* **Source data**:
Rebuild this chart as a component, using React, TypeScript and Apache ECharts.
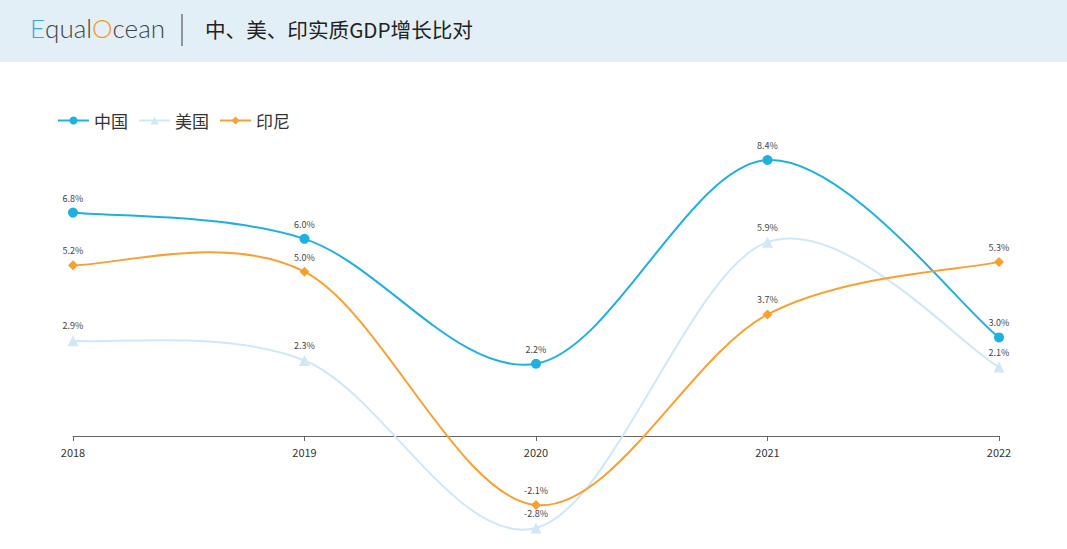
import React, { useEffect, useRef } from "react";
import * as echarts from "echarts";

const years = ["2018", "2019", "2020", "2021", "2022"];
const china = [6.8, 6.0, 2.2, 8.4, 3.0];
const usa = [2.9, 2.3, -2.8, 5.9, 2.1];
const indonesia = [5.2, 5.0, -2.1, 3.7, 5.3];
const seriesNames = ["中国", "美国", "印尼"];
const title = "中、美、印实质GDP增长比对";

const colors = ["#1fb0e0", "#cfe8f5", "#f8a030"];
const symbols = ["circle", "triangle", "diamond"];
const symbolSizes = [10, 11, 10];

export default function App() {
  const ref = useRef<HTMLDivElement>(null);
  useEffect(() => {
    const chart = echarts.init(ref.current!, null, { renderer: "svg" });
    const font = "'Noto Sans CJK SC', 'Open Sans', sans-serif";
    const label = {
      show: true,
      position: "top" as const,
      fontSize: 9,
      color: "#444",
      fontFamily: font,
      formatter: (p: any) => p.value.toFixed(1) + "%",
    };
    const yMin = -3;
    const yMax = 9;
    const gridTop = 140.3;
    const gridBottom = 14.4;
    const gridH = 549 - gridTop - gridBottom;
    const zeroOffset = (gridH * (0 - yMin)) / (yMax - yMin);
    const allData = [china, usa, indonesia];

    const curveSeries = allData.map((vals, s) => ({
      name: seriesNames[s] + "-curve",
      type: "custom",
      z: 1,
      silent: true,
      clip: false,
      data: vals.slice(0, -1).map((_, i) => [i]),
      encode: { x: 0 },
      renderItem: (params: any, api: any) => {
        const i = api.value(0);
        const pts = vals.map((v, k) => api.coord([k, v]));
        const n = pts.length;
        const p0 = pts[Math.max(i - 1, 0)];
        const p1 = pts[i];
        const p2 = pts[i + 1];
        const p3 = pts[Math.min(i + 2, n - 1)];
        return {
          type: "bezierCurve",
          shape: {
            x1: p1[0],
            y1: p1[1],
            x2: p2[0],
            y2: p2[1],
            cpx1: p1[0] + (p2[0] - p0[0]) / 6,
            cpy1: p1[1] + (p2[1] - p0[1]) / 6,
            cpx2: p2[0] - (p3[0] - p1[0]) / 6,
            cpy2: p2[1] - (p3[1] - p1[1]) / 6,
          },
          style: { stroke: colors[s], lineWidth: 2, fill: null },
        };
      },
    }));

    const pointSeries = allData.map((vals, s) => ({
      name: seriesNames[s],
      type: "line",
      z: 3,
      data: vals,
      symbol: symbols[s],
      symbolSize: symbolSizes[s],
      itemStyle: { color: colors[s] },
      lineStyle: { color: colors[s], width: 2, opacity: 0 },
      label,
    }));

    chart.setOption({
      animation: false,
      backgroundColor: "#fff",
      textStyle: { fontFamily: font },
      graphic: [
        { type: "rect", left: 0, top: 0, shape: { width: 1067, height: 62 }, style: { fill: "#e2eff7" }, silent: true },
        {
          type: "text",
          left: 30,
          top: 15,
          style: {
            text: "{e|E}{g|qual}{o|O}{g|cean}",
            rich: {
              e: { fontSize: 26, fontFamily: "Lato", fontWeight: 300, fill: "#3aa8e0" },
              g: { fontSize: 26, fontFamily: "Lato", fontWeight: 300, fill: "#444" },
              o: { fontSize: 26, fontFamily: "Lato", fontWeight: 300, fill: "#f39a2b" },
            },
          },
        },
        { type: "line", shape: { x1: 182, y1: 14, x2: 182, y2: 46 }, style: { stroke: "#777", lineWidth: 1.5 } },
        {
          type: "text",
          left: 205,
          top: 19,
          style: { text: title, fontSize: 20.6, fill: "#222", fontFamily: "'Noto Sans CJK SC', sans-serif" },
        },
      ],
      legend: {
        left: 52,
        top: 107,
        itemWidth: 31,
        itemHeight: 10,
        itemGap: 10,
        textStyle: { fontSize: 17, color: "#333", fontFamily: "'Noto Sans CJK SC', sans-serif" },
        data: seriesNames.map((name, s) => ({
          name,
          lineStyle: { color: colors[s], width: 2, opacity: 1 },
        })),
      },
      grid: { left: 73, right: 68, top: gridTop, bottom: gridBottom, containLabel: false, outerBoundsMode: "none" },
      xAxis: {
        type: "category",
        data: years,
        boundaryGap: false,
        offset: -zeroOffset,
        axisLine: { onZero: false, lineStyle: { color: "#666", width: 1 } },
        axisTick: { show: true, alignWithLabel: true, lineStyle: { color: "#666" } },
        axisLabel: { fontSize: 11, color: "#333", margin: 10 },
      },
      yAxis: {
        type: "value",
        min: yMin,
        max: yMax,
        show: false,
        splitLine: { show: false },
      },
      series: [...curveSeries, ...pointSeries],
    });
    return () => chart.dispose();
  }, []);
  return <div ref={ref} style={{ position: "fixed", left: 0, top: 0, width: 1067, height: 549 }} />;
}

* **Request**: Repeat the data exactly, excluding the pictures.

* **Answer for this exercise**:
Rebuild this chart as a component, using React, TypeScript and Apache ECharts.
import React, { useEffect, useRef } from "react";
import * as echarts from "echarts";

const years = ["2018", "2019", "2020", "2021", "2022"];
const china = [6.8, 6.0, 2.2, 8.4, 3.0];
const usa = [2.9, 2.3, -2.8, 5.9, 2.1];
const indonesia = [5.2, 5.0, -2.1, 3.7, 5.3];
const seriesNames = ["中国", "美国", "印尼"];
const title = "中、美、印实质GDP增长比对";

const colors = ["#1fb0e0", "#cfe8f5", "#f8a030"];
const symbols = ["circle", "triangle", "diamond"];
const symbolSizes = [10, 11, 10];

export default function App() {
  const ref = useRef<HTMLDivElement>(null);
  useEffect(() => {
    const chart = echarts.init(ref.current!, null, { renderer: "svg" });
    const font = "'Noto Sans CJK SC', 'Open Sans', sans-serif";
    const label = {
      show: true,
      position: "top" as const,
      fontSize: 9,
      color: "#444",
      fontFamily: font,
      formatter: (p: any) => p.value.toFixed(1) + "%",
    };
    const yMin = -3;
    const yMax = 9;
    const gridTop = 140.3;
    const gridBottom = 14.4;
    const gridH = 549 - gridTop - gridBottom;
    const zeroOffset = (gridH * (0 - yMin)) / (yMax - yMin);
    const allData = [china, usa, indonesia];

    const curveSeries = allData.map((vals, s) => ({
      name: seriesNames[s] + "-curve",
      type: "custom",
      z: 1,
      silent: true,
      clip: false,
      data: vals.slice(0, -1).map((_, i) => [i]),
      encode: { x: 0 },
      renderItem: (params: any, api: any) => {
        const i = api.value(0);
        const pts = vals.map((v, k) => api.coord([k, v]));
        const n = pts.length;
        const p0 = pts[Math.max(i - 1, 0)];
        const p1 = pts[i];
        const p2 = pts[i + 1];
        const p3 = pts[Math.min(i + 2, n - 1)];
        return {
          type: "bezierCurve",
          shape: {
            x1: p1[0],
            y1: p1[1],
            x2: p2[0],
            y2: p2[1],
            cpx1: p1[0] + (p2[0] - p0[0]) / 6,
            cpy1: p1[1] + (p2[1] - p0[1]) / 6,
            cpx2: p2[0] - (p3[0] - p1[0]) / 6,
            cpy2: p2[1] - (p3[1] - p1[1]) / 6,
          },
          style: { stroke: colors[s], lineWidth: 2, fill: null },
        };
      },
    }));

    const pointSeries = allData.map((vals, s) => ({
      name: seriesNames[s],
      type: "line",
      z: 3,
      data: vals,
      symbol: symbols[s],
      symbolSize: symbolSizes[s],
      itemStyle: { color: colors[s] },
      lineStyle: { color: colors[s], width: 2, opacity: 0 },
      label,
    }));

    chart.setOption({
      animation: false,
      backgroundColor: "#fff",
      textStyle: { fontFamily: font },
      graphic: [
        { type: "rect", left: 0, top: 0, shape: { width: 1067, height: 62 }, style: { fill: "#e2eff7" }, silent: true },
        {
          type: "text",
          left: 30,
          top: 15,
          style: {
            text: "{e|E}{g|qual}{o|O}{g|cean}",
            rich: {
              e: { fontSize: 26, fontFamily: "Lato", fontWeight: 300, fill: "#3aa8e0" },
              g: { fontSize: 26, fontFamily: "Lato", fontWeight: 300, fill: "#444" },
              o: { fontSize: 26, fontFamily: "Lato", fontWeight: 300, fill: "#f39a2b" },
            },
          },
        },
        { type: "line", shape: { x1: 182, y1: 14, x2: 182, y2: 46 }, style: { stroke: "#777", lineWidth: 1.5 } },
        {
          type: "text",
          left: 205,
          top: 19,
          style: { text: title, fontSize: 20.6, fill: "#222", fontFamily: "'Noto Sans CJK SC', sans-serif" },
        },
      ],
      legend: {
        left: 52,
        top: 107,
        itemWidth: 31,
        itemHeight: 10,
        itemGap: 10,
        textStyle: { fontSize: 17, color: "#333", fontFamily: "'Noto Sans CJK SC', sans-serif" },
        data: seriesNames.map((name, s) => ({
          name,
          lineStyle: { color: colors[s], width: 2, opacity: 1 },
        })),
      },
      grid: { left: 73, right: 68, top: gridTop, bottom: gridBottom, containLabel: false, outerBoundsMode: "none" },
      xAxis: {
        type: "category",
        data: years,
        boundaryGap: false,
        offset: -zeroOffset,
        axisLine: { onZero: false, lineStyle: { color: "#666", width: 1 } },
        axisTick: { show: true, alignWithLabel: true, lineStyle: { color: "#666" } },
        axisLabel: { fontSize: 11, color: "#333", margin: 10 },
      },
      yAxis: {
        type: "value",
        min: yMin,
        max: yMax,
        show: false,
        splitLine: { show: false },
      },
      series: [...curveSeries, ...pointSeries],
    });
    return () => chart.dispose();
  }, []);
  return <div ref={ref} style={{ position: "fixed", left: 0, top: 0, width: 1067, height: 549 }} />;
}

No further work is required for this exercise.